>> START Data shown

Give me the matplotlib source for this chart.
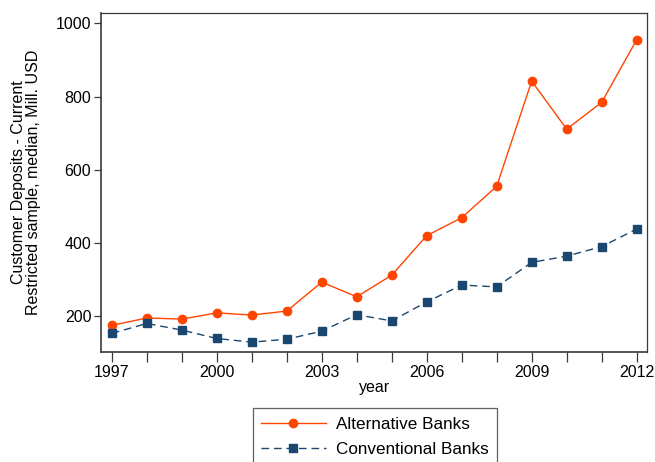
import matplotlib
matplotlib.use("Agg")
import matplotlib.pyplot as plt
from matplotlib.ticker import MultipleLocator

plt.rcParams['font.family'] = ['Liberation Sans', 'DejaVu Sans']

years = list(range(1997, 2013))
alternative = [175, 195, 192, 209, 203, 214, 293, 253, 312, 420, 469, 555, 842, 711, 784, 955]
conventional = [153, 180, 162, 139, 129, 137, 159, 204, 187, 239, 285, 280, 347, 364, 390, 438]
x_ticks = [1997, 2000, 2003, 2006, 2009, 2012]
y_ticks = [200, 400, 600, 800, 1000]

orange = '#FF4500'
navy = '#1A476F'
frame = '#3a3a3a'

fig = plt.figure(figsize=(6.55, 4.62), dpi=100)
ax = fig.add_axes([0.1542, 0.238, 0.988 - 0.1542, 0.9725 - 0.238])

ax.plot(years, alternative, color=orange, lw=1.0, marker='o', ms=6,
        label='Alternative Banks', zorder=3)
ax.plot(years, conventional, color=navy, lw=1.0, marker='s', ms=5.8,
        dashes=(5.5, 3.5), label='Conventional Banks', zorder=3)

ax.set_xlim(1996.69, 2012.3)
ax.set_ylim(102, 1029)
ax.set_xticks(x_ticks)
ax.xaxis.set_minor_locator(MultipleLocator(1))
ax.set_yticks(y_ticks)

for s in ax.spines.values():
    s.set_color(frame)
    s.set_linewidth(0.9)
ax.spines['left'].set_linewidth(1.2)
ax.spines['bottom'].set_linewidth(1.2)

ax.tick_params(axis='both', which='both', direction='out', colors=frame,
               labelcolor='black', labelsize=11.5, width=0.9)
ax.tick_params(axis='x', which='both', length=7, pad=2)
ax.tick_params(axis='y', length=5, pad=2)

ax.set_xlabel('year', fontsize=11.5, labelpad=0)
ax.set_ylabel('Customer Deposits - Current\nRestricted sample, median, Mill. USD',
              fontsize=11.5, labelpad=11, linespacing=1.0)

leg = fig.legend(loc='upper center', bbox_to_anchor=(375 / 655, 1 - 408 / 462),
                 prop={'size': 12.3}, frameon=True, fancybox=False, edgecolor=frame,
                 handlelength=3.75, borderpad=0.5, labelspacing=0.6,
                 handletextpad=0.6, borderaxespad=0)
leg.get_frame().set_linewidth(0.9)

fig.savefig('out.png', dpi=100)
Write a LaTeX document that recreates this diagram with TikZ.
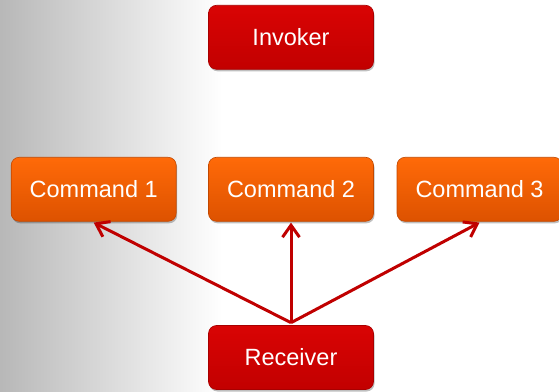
\documentclass[tikz,border=0pt]{standalone}
\usepackage{fontspec}
\setmainfont{Liberation Sans}
\usetikzlibrary{arrows.meta,shadows}
\definecolor{redtop}{HTML}{D90404}
\definecolor{redbot}{HTML}{C20000}
\definecolor{redline}{HTML}{A80000}
\definecolor{orangetop}{HTML}{FF6A08}
\definecolor{orangebot}{HTML}{DD5200}
\definecolor{orangeline}{HTML}{C24800}
\definecolor{arrowred}{HTML}{C00000}
\tikzset{
  boxbase/.style={rounded corners=8pt, minimum width=165pt, minimum height=64pt,
    text=white, font=\fontsize{23.5}{28}\selectfont, line width=0.6pt,
    drop shadow={shadow xshift=1pt, shadow yshift=-2pt, opacity=0.25, fill=black}},
  redbox/.style={boxbase, top color=redtop, bottom color=redbot, draw=redline},
  orangebox/.style={boxbase, top color=orangetop, bottom color=orangebot, draw=orangeline},
  link/.style={draw=arrowred, line width=3pt, -{Straight Barb[length=12pt,width=17pt,line width=3pt]}}
}
\begin{document}
\begin{tikzpicture}[x=1pt,y=1pt]
\useasboundingbox (0,0) rectangle (559,391);
\fill[white] (0,0) rectangle (559,391);
\shade[left color=black!28, right color=white] (0,0) rectangle (222,391);
\node[redbox] (inv) at (291,353.7) {Invoker};
\node[orangebox] (c1) at (93.7,201.7) {Command 1};
\node[orangebox] (c2) at (291,201.7) {Command 2};
\node[orangebox] (c3) at (479.5,201.7) {Command 3};
\node[redbox] (rec) at (291,33.5) {Receiver};
\coordinate (src) at ([yshift=2.5pt]rec.north);
\draw[link] (src) -- ([yshift=-1pt]c1.south);
\draw[link] (src) -- ([yshift=-1pt]c2.south);
\draw[link] (src) -- ([yshift=-1pt]c3.south);
\end{tikzpicture}
\end{document}
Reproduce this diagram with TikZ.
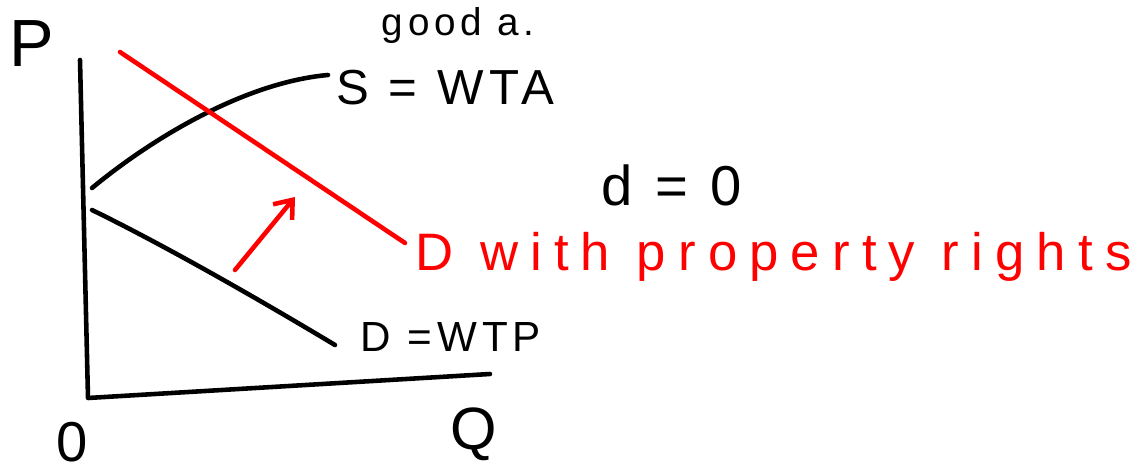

>> END Data shown

*Work instructions*. Nothing in the entries above should change when they are printed again, except that the pictures are dropped.

*Response to the task*.
Give me the matplotlib source for this chart.
import matplotlib
matplotlib.use("Agg")
import matplotlib.pyplot as plt
from matplotlib.ticker import MultipleLocator

plt.rcParams['font.family'] = ['Liberation Sans', 'DejaVu Sans']

years = list(range(1997, 2013))
alternative = [175, 195, 192, 209, 203, 214, 293, 253, 312, 420, 469, 555, 842, 711, 784, 955]
conventional = [153, 180, 162, 139, 129, 137, 159, 204, 187, 239, 285, 280, 347, 364, 390, 438]
x_ticks = [1997, 2000, 2003, 2006, 2009, 2012]
y_ticks = [200, 400, 600, 800, 1000]

orange = '#FF4500'
navy = '#1A476F'
frame = '#3a3a3a'

fig = plt.figure(figsize=(6.55, 4.62), dpi=100)
ax = fig.add_axes([0.1542, 0.238, 0.988 - 0.1542, 0.9725 - 0.238])

ax.plot(years, alternative, color=orange, lw=1.0, marker='o', ms=6,
        label='Alternative Banks', zorder=3)
ax.plot(years, conventional, color=navy, lw=1.0, marker='s', ms=5.8,
        dashes=(5.5, 3.5), label='Conventional Banks', zorder=3)

ax.set_xlim(1996.69, 2012.3)
ax.set_ylim(102, 1029)
ax.set_xticks(x_ticks)
ax.xaxis.set_minor_locator(MultipleLocator(1))
ax.set_yticks(y_ticks)

for s in ax.spines.values():
    s.set_color(frame)
    s.set_linewidth(0.9)
ax.spines['left'].set_linewidth(1.2)
ax.spines['bottom'].set_linewidth(1.2)

ax.tick_params(axis='both', which='both', direction='out', colors=frame,
               labelcolor='black', labelsize=11.5, width=0.9)
ax.tick_params(axis='x', which='both', length=7, pad=2)
ax.tick_params(axis='y', length=5, pad=2)

ax.set_xlabel('year', fontsize=11.5, labelpad=0)
ax.set_ylabel('Customer Deposits - Current\nRestricted sample, median, Mill. USD',
              fontsize=11.5, labelpad=11, linespacing=1.0)

leg = fig.legend(loc='upper center', bbox_to_anchor=(375 / 655, 1 - 408 / 462),
                 prop={'size': 12.3}, frameon=True, fancybox=False, edgecolor=frame,
                 handlelength=3.75, borderpad=0.5, labelspacing=0.6,
                 handletextpad=0.6, borderaxespad=0)
leg.get_frame().set_linewidth(0.9)

fig.savefig('out.png', dpi=100)
Write a LaTeX document that recreates this diagram with TikZ.
\documentclass[tikz,border=0pt]{standalone}
\usepackage{fontspec}
\setmainfont{Liberation Sans}
\usetikzlibrary{arrows.meta,shadows}
\definecolor{redtop}{HTML}{D90404}
\definecolor{redbot}{HTML}{C20000}
\definecolor{redline}{HTML}{A80000}
\definecolor{orangetop}{HTML}{FF6A08}
\definecolor{orangebot}{HTML}{DD5200}
\definecolor{orangeline}{HTML}{C24800}
\definecolor{arrowred}{HTML}{C00000}
\tikzset{
  boxbase/.style={rounded corners=8pt, minimum width=165pt, minimum height=64pt,
    text=white, font=\fontsize{23.5}{28}\selectfont, line width=0.6pt,
    drop shadow={shadow xshift=1pt, shadow yshift=-2pt, opacity=0.25, fill=black}},
  redbox/.style={boxbase, top color=redtop, bottom color=redbot, draw=redline},
  orangebox/.style={boxbase, top color=orangetop, bottom color=orangebot, draw=orangeline},
  link/.style={draw=arrowred, line width=3pt, -{Straight Barb[length=12pt,width=17pt,line width=3pt]}}
}
\begin{document}
\begin{tikzpicture}[x=1pt,y=1pt]
\useasboundingbox (0,0) rectangle (559,391);
\fill[white] (0,0) rectangle (559,391);
\shade[left color=black!28, right color=white] (0,0) rectangle (222,391);
\node[redbox] (inv) at (291,353.7) {Invoker};
\node[orangebox] (c1) at (93.7,201.7) {Command 1};
\node[orangebox] (c2) at (291,201.7) {Command 2};
\node[orangebox] (c3) at (479.5,201.7) {Command 3};
\node[redbox] (rec) at (291,33.5) {Receiver};
\coordinate (src) at ([yshift=2.5pt]rec.north);
\draw[link] (src) -- ([yshift=-1pt]c1.south);
\draw[link] (src) -- ([yshift=-1pt]c2.south);
\draw[link] (src) -- ([yshift=-1pt]c3.south);
\end{tikzpicture}
\end{document}
Reproduce this diagram with TikZ.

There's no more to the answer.